Hands up who's had an error message when they have issued an SQL statement with ; delimiter straight after they created a procedure, or had an error when they tried to create a procedure without first setting the delimiter. 1..2..3.."is that a hand or are you trying to swat a fly".. I imagine it's a fair few of you, in fact I know it's a fair few because over the past year or so it's one of the biggest things people have asked me about or have had when trying to create procedures. Not why have they made a mistake but why MySQL needs you to change the delimiter when creating stored routines (SQL/PSM).

When you think about it it's rather obvious, because lines are terminated with a semi-colon in SQL/PSM the MySQL command line client gets confused about what your trying to do. The delimiter needs to be changed so MySQL can tell the difference between straight SQL and SQL/PSM.

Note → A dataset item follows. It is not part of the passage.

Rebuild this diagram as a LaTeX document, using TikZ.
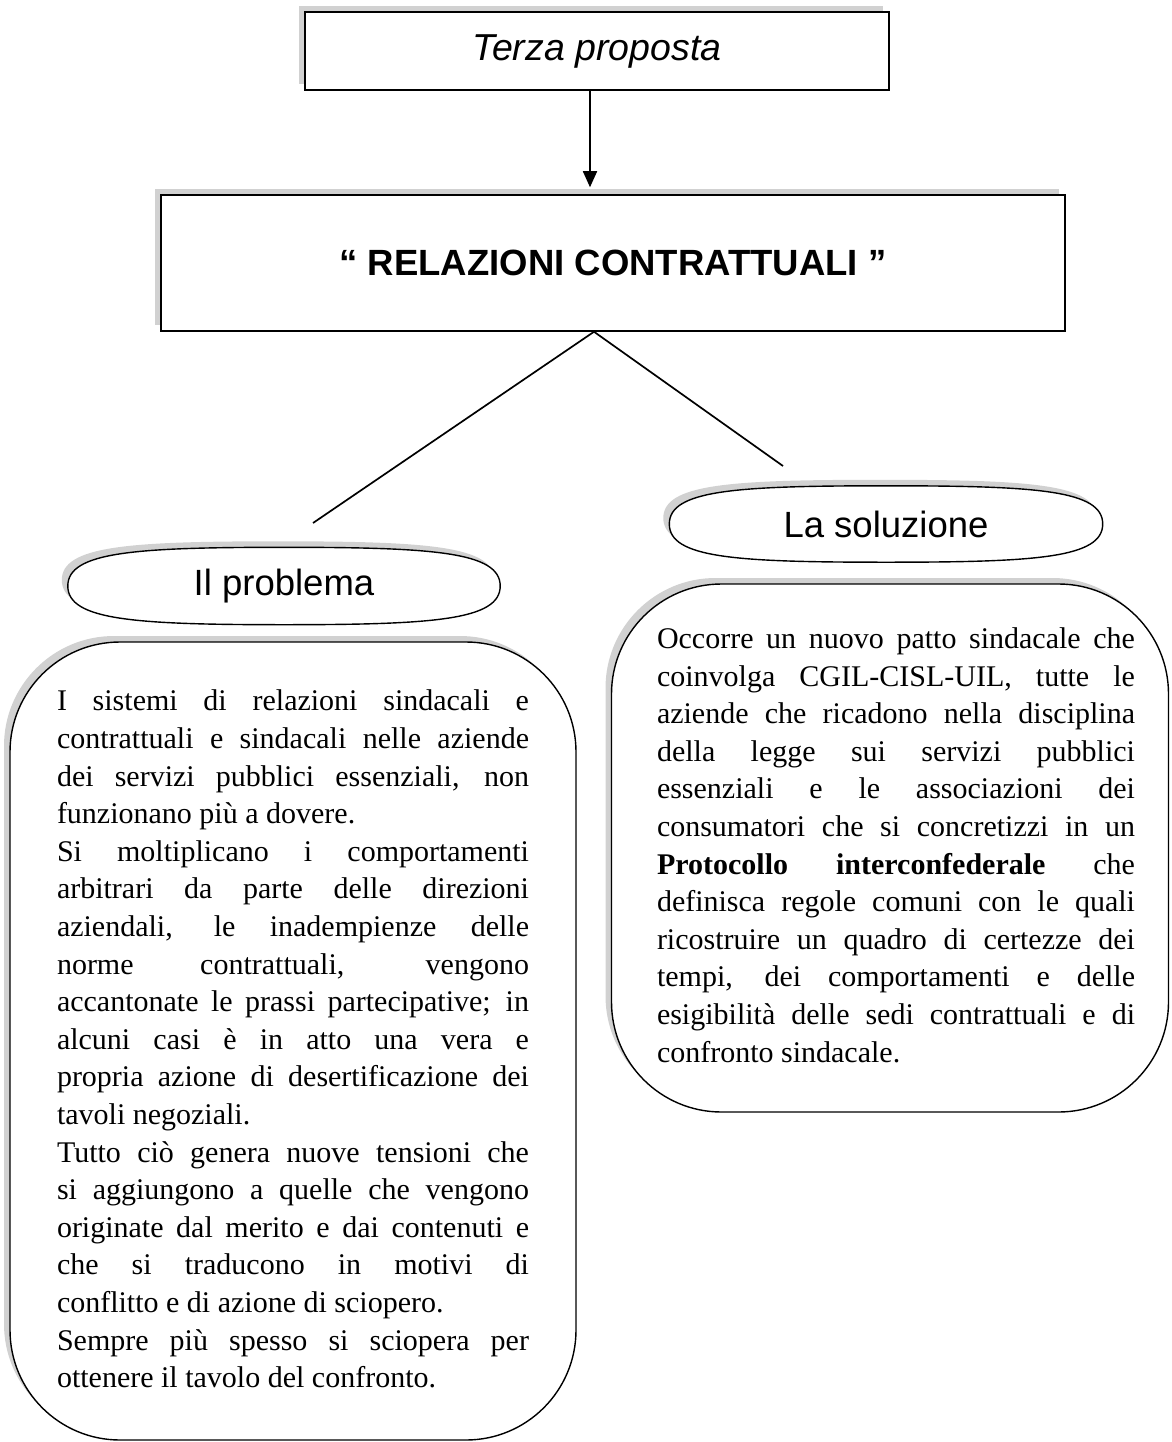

So what's the problem? Well there are two things, firstly the MySQL Stored Procedure documentation mentions that you need to change the delimiter but only ever mentions //. This is a problem because the MySQL Query Browser (or at least the version I and others have been using) and some other interfaces don't like // as a delimiter, secondly a lot of people I have been in contact with are coming from other databases, in many cases Oracle and on Oracle you don't need to set the delimiter to something different. There is also the issue of people writing code examples that use other delimiters (which isn't a problem in it's self) and this again has caused confusion.

With this in mind I have raised a feature request (#15880) asking if MySQL could deal with SQL/PSM without having to change the delimiter. I know it seems like a minor issue but it's the little things that often make all the difference.